Recuerdo
su canción, la que se disparaba en el teléfono para despertarlo, y
me acuerdo perfectamente de la vibración que hacía el artefacto un
segundo antes de sonar. Después seguía el manotazo para acallar la
intromisión, el giro en la cama y su abrazo. Acto seguido, un
segundo aviso, el cual me encontraba con ojos abiertos y rumbo a
poner un pie en el día. Era entonces cuando tenía lugar el gentil
tirón dormido de quien suplica no ser abandonado a merced de las
sábanas. No olvido su gesto, ése que se instalaba involuntariamente
en su cara cuando yo lo despertaba. Casi infantil por momentos.
Recuerdo el esfuerzo inconsciente que hacía para no mandarme al
demonio, habitual actitud ante la presencia de un nuevo
día. Su temperatura matinal recuerdo, y la electricidad del
contacto. El primer ojo que animaba a abrirse ante lo indefectible.

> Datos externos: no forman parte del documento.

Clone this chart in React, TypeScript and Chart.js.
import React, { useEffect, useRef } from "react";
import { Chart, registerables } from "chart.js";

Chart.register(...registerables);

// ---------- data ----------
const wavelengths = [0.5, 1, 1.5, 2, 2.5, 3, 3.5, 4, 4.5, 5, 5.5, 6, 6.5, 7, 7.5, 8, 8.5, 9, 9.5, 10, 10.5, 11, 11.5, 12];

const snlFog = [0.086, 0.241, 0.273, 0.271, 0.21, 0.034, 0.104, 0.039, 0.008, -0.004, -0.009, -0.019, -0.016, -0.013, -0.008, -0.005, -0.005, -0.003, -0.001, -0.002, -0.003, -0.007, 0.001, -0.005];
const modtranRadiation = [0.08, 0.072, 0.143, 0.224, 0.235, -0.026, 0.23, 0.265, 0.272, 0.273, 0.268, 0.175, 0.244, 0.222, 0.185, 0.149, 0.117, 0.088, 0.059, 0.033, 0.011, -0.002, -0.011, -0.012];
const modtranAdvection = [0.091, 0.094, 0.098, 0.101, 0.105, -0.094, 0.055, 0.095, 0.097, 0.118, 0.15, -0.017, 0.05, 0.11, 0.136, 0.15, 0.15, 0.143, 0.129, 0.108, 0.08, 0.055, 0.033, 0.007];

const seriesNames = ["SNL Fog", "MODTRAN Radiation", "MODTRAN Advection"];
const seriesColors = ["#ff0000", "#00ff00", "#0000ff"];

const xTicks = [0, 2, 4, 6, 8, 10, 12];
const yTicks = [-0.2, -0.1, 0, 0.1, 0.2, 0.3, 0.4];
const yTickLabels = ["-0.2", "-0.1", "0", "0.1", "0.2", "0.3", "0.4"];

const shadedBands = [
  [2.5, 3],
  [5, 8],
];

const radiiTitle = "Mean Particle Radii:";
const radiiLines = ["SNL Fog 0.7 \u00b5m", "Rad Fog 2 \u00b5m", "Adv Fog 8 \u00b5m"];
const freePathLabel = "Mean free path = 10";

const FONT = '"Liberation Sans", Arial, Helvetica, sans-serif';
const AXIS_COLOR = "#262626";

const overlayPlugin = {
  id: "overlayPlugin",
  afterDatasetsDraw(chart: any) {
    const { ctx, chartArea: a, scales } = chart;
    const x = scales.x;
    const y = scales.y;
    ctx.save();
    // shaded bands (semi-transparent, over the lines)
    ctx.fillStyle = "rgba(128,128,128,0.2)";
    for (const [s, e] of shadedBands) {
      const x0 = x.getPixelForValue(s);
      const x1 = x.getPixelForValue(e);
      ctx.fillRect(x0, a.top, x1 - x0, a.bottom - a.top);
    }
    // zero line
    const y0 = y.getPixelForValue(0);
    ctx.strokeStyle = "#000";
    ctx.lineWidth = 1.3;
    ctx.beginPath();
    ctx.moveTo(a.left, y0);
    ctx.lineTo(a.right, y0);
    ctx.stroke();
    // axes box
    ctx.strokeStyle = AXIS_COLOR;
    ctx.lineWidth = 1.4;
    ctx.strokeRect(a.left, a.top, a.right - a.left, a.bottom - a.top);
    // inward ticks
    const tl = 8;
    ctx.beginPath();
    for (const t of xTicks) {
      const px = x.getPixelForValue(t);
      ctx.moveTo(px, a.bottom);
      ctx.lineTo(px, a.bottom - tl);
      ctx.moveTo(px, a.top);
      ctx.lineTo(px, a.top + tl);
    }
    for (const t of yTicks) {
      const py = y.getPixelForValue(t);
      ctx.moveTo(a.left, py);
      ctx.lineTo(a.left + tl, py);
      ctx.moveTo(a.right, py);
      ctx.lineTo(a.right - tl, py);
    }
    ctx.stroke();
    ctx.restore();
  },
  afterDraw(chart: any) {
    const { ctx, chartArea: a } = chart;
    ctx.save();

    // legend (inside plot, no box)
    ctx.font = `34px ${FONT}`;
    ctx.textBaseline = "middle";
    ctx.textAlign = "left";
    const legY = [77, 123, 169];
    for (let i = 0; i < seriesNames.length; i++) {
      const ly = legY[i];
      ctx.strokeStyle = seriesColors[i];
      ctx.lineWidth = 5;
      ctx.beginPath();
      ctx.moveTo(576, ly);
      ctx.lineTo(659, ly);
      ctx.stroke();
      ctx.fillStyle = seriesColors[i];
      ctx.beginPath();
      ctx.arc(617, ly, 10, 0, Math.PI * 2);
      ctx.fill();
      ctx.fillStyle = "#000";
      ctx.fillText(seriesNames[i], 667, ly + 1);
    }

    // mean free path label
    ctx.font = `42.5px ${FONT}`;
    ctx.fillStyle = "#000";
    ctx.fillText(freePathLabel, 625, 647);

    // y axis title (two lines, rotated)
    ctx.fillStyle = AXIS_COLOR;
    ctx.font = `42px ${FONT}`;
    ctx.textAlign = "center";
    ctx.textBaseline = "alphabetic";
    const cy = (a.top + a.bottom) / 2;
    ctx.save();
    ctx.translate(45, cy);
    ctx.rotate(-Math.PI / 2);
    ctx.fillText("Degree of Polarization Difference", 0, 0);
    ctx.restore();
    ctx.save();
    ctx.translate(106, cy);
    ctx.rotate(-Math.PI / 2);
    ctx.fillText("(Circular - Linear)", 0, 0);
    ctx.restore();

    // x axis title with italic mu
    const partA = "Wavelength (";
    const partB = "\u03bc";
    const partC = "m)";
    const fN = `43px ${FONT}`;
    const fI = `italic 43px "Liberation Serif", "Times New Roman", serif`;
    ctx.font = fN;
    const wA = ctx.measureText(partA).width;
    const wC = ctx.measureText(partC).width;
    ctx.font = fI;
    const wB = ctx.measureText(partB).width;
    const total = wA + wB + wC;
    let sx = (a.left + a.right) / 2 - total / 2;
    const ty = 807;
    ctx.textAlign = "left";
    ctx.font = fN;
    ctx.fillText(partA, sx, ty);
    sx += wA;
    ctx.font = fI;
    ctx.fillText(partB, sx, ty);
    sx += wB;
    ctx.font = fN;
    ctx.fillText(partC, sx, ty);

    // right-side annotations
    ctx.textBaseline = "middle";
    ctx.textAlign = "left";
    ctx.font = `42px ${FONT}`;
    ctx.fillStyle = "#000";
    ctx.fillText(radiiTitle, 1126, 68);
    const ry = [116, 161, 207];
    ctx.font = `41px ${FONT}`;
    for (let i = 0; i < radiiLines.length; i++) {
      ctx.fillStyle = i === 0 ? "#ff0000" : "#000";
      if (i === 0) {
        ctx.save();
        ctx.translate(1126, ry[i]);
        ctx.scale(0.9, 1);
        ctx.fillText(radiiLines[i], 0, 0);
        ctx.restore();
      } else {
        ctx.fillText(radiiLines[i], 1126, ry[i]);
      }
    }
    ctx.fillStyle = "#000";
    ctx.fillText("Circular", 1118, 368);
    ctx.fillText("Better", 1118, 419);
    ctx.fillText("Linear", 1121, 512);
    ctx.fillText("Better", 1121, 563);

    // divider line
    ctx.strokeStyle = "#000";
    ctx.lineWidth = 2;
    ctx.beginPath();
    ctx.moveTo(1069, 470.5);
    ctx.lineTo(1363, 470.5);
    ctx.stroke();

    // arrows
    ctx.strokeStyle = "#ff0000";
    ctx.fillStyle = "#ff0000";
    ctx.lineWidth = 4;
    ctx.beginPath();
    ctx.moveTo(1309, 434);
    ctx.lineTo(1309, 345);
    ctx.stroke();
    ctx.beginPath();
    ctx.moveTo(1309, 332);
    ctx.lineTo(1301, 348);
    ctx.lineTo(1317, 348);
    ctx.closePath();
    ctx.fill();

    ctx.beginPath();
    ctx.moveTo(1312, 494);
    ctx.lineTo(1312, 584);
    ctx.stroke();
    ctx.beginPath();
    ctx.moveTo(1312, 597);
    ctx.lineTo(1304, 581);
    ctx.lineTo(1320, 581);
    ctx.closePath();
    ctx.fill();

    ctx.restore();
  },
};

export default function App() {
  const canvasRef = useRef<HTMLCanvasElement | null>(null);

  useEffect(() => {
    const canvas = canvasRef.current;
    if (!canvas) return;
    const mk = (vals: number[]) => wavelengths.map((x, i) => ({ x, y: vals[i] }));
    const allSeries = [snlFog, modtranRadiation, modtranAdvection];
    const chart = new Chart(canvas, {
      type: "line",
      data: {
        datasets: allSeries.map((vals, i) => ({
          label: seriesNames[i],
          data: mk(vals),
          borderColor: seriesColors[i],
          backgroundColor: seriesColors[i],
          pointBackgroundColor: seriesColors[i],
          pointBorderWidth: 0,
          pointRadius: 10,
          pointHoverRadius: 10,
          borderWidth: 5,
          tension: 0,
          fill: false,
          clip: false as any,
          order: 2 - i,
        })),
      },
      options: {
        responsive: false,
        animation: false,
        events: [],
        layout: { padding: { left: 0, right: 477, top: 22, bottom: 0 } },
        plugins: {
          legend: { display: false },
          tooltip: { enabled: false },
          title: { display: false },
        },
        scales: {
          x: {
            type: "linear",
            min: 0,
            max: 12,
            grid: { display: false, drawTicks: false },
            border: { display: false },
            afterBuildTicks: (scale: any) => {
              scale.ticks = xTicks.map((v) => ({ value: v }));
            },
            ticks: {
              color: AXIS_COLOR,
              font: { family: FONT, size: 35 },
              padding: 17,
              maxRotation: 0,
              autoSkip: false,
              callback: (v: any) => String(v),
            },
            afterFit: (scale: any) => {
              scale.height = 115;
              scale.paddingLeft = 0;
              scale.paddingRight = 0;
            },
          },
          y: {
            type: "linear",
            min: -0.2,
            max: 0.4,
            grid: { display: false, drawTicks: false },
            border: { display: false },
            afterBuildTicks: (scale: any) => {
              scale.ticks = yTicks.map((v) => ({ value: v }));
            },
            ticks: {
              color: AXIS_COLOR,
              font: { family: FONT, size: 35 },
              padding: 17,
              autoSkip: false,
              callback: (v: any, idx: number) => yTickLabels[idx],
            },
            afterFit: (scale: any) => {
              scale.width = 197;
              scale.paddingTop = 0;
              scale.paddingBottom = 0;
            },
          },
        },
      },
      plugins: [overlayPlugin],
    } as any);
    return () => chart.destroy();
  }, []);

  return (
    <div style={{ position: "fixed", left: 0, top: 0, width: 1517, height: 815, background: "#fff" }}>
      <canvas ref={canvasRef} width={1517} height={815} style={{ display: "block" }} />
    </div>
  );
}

Vuelve casi nítida la sonrisa espontánea de quien despierta y se
siente agradecido por el esfuerzo de haber logrado sacarlo de los
brazos del sueño. Y esa mirada, profunda sin querer. Suerte que son
éstas las imágenes que quedaron en la superficie, flotando en un
mar de pasado, sereno.
Algo hemos aprendido, algo hemos curado,
algo simplemente hemos hecho bien después de todo.